In Malaysia, small-to-mid-size office relocations typically range between RM 20,000 – RM 150,000 depending on complexity.

In Singapore, costs are significantly higher due to labour and compliance requirements.

However, downtime costs often exceed physical moving costs — making professional planning essential.

Common Mistakes Companies Make

  • Booking movers before confirming IT readiness
    • Ignoring data backup procedures
    • Underestimating furniture dismantling time
    • Poor communication with employees
    • Not testing network before staff arrival

The most expensive office moves are those that appear “cheap” at booking stage.

The Role of White-Glove Office Relocation

White-glove relocation includes:

  • Full packing and labelling
    • IT asset tracking
    • Secure transport
    • Workstation reassembly
    • Post-move positioning
    • Final clean-up

For corporate environments, this reduces internal workload and ensures operational readiness from Day 1.

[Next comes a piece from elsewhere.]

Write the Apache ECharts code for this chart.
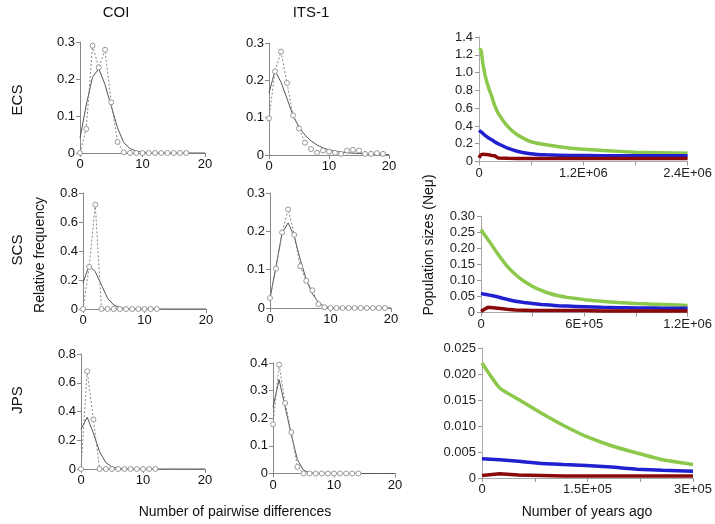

How to Relocate Without Business Disruption

To summarise:

  1. Begin planning 10–12 weeks in advance
  2. Prioritise IT protection
  3. Use phased relocation where possible
  4. Align relocation with business continuity strategy
  5. Work with an integrated relocation and workplace solutions provider

Office relocation done correctly should feel structured, controlled, and predictable.

Done incorrectly, it creates operational chaos.

Final Thoughts

Office relocation is not merely a logistics exercise — it is a strategic operational transition.

In competitive markets like Malaysia and Singapore, downtime impacts revenue, brand perception, and client confidence.

Organisations that treat relocation as a managed project — with structured timelines, IT safeguards, and professional coordination — transition seamlessly.

Those that do not, absorb unnecessary risk.

A well-executed office relocation should result in:

  • Zero operational disruption
    • Fully functional IT systems
    • Improved workplace efficiency
    • Positive employee experience

Relocation is an opportunity to upgrade — not interrupt — your business.